→ **Entries**:
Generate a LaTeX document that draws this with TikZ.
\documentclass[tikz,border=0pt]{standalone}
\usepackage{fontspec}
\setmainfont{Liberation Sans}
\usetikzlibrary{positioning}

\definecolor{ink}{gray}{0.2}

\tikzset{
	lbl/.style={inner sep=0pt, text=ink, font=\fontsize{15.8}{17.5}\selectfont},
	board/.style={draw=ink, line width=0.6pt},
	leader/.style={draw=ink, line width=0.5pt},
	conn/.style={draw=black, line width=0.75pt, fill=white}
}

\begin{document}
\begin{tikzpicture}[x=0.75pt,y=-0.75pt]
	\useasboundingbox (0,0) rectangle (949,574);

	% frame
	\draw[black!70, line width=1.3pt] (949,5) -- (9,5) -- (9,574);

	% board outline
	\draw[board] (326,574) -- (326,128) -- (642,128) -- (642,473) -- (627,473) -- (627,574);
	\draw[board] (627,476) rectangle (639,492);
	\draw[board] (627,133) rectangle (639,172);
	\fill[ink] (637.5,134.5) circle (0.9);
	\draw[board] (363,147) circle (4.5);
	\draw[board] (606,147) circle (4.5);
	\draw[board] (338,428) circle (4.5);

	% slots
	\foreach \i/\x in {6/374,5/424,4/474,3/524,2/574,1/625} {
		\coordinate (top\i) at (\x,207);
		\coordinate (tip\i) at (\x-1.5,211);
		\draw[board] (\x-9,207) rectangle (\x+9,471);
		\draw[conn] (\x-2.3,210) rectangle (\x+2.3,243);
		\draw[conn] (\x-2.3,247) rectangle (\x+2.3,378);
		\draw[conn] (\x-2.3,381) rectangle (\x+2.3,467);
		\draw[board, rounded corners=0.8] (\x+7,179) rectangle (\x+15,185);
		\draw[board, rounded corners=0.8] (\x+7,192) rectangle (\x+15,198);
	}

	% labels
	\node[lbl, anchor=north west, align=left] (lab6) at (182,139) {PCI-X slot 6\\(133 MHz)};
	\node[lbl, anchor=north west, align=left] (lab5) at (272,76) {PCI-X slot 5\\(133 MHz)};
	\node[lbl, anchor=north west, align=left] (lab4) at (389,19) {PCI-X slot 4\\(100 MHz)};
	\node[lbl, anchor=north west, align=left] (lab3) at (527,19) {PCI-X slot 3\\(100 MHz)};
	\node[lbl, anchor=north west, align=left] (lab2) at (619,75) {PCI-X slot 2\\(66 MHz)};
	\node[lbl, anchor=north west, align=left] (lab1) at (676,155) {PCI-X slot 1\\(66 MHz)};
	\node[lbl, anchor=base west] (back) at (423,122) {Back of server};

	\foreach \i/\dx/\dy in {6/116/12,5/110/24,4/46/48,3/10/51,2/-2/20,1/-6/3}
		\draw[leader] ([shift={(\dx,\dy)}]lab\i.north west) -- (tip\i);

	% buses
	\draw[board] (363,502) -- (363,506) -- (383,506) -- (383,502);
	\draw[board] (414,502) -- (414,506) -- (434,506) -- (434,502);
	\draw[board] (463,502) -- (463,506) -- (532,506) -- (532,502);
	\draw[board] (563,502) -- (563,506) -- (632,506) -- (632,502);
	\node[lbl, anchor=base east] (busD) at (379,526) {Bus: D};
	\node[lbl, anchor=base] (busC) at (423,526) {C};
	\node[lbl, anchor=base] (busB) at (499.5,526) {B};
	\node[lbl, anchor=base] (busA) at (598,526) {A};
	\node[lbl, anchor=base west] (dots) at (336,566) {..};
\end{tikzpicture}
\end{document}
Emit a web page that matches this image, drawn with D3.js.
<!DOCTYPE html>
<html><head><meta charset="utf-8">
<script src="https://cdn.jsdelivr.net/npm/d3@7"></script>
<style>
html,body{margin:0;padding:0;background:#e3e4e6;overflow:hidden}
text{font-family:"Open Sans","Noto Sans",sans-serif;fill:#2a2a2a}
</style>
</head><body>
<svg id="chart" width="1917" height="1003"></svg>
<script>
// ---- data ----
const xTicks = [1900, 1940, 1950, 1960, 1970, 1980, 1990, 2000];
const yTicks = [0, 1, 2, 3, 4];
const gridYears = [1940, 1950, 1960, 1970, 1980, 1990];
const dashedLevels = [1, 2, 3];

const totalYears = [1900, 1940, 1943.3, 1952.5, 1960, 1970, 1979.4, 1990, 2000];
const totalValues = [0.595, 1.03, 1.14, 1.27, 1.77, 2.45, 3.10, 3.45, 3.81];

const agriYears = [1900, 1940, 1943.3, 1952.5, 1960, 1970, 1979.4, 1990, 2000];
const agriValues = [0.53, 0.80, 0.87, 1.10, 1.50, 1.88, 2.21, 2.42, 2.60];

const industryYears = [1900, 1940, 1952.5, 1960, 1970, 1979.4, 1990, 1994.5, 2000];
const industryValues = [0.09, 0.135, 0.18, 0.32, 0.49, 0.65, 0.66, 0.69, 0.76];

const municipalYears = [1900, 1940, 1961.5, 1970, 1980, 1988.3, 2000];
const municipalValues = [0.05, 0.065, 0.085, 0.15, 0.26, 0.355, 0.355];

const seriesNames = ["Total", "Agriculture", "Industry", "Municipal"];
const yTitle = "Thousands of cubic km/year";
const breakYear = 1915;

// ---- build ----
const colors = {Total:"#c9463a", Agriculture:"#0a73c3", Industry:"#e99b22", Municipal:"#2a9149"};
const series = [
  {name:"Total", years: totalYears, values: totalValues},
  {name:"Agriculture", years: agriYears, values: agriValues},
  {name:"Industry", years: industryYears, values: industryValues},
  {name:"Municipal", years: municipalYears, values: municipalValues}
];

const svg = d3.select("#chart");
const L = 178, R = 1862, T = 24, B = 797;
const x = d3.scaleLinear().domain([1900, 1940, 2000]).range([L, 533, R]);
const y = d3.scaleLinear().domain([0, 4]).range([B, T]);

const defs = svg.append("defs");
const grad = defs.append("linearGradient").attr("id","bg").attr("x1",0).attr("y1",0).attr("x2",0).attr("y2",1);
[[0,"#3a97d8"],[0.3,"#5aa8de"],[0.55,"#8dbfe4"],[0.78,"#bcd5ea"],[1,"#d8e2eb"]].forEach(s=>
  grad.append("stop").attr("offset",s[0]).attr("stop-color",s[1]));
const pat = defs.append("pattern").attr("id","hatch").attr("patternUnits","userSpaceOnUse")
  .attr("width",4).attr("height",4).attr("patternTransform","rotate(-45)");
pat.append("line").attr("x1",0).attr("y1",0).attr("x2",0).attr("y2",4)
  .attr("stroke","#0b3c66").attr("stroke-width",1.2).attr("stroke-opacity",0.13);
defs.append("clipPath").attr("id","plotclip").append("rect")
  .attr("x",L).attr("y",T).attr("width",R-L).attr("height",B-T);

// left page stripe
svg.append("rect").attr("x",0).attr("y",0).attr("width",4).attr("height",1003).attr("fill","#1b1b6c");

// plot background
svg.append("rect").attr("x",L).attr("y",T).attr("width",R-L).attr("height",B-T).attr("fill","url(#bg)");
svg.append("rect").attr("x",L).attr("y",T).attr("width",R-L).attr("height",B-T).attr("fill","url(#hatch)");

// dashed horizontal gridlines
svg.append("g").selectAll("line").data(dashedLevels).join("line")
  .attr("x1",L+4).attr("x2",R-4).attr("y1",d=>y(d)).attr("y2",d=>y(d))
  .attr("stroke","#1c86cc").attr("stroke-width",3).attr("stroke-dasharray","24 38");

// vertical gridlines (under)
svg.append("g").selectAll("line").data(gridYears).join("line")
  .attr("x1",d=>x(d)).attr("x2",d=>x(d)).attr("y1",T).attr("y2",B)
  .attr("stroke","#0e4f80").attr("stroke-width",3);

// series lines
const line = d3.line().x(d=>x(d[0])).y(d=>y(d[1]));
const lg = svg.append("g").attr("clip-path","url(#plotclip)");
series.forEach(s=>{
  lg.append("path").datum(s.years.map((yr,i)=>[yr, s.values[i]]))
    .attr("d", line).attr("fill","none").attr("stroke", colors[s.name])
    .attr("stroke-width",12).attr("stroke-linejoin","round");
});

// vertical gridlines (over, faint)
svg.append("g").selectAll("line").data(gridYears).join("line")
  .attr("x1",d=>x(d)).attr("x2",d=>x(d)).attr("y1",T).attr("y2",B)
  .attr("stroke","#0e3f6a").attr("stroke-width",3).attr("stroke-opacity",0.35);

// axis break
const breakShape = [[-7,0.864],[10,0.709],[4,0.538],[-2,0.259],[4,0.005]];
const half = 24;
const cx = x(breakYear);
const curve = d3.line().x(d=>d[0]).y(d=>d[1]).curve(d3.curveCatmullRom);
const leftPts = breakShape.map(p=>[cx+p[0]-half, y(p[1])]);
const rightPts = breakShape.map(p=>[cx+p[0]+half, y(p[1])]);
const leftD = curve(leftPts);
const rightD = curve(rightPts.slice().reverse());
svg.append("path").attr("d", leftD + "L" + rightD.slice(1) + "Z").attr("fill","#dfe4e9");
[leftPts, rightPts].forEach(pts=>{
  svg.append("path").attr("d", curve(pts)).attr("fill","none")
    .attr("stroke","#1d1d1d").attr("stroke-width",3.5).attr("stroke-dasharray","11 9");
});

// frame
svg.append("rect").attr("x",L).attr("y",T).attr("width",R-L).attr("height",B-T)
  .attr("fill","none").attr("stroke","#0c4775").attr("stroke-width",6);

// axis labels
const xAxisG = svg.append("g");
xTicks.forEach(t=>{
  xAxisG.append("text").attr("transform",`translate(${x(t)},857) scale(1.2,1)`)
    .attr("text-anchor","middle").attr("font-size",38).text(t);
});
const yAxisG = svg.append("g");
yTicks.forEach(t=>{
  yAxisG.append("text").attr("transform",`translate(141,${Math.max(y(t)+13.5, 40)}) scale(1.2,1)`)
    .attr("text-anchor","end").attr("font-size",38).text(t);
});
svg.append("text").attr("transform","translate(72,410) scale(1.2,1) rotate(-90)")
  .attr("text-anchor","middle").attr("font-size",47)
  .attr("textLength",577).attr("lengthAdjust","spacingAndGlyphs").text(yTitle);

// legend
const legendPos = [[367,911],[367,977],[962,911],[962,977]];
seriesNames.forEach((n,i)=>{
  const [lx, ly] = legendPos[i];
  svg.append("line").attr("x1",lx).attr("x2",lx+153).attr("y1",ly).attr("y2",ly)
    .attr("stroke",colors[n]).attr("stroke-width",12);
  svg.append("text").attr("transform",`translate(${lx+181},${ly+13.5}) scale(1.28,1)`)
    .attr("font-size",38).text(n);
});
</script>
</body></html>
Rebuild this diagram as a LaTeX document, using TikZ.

→ **Task statement**: Would you quote everything above from the line containing "Emit a web page" down to the line containing "const breakYear = 1915;"? Include both of those lines and nothing else.

→ **Problem solution**:
Emit a web page that matches this image, drawn with D3.js.
<!DOCTYPE html>
<html><head><meta charset="utf-8">
<script src="https://cdn.jsdelivr.net/npm/d3@7"></script>
<style>
html,body{margin:0;padding:0;background:#e3e4e6;overflow:hidden}
text{font-family:"Open Sans","Noto Sans",sans-serif;fill:#2a2a2a}
</style>
</head><body>
<svg id="chart" width="1917" height="1003"></svg>
<script>
// ---- data ----
const xTicks = [1900, 1940, 1950, 1960, 1970, 1980, 1990, 2000];
const yTicks = [0, 1, 2, 3, 4];
const gridYears = [1940, 1950, 1960, 1970, 1980, 1990];
const dashedLevels = [1, 2, 3];

const totalYears = [1900, 1940, 1943.3, 1952.5, 1960, 1970, 1979.4, 1990, 2000];
const totalValues = [0.595, 1.03, 1.14, 1.27, 1.77, 2.45, 3.10, 3.45, 3.81];

const agriYears = [1900, 1940, 1943.3, 1952.5, 1960, 1970, 1979.4, 1990, 2000];
const agriValues = [0.53, 0.80, 0.87, 1.10, 1.50, 1.88, 2.21, 2.42, 2.60];

const industryYears = [1900, 1940, 1952.5, 1960, 1970, 1979.4, 1990, 1994.5, 2000];
const industryValues = [0.09, 0.135, 0.18, 0.32, 0.49, 0.65, 0.66, 0.69, 0.76];

const municipalYears = [1900, 1940, 1961.5, 1970, 1980, 1988.3, 2000];
const municipalValues = [0.05, 0.065, 0.085, 0.15, 0.26, 0.355, 0.355];

const seriesNames = ["Total", "Agriculture", "Industry", "Municipal"];
const yTitle = "Thousands of cubic km/year";
const breakYear = 1915;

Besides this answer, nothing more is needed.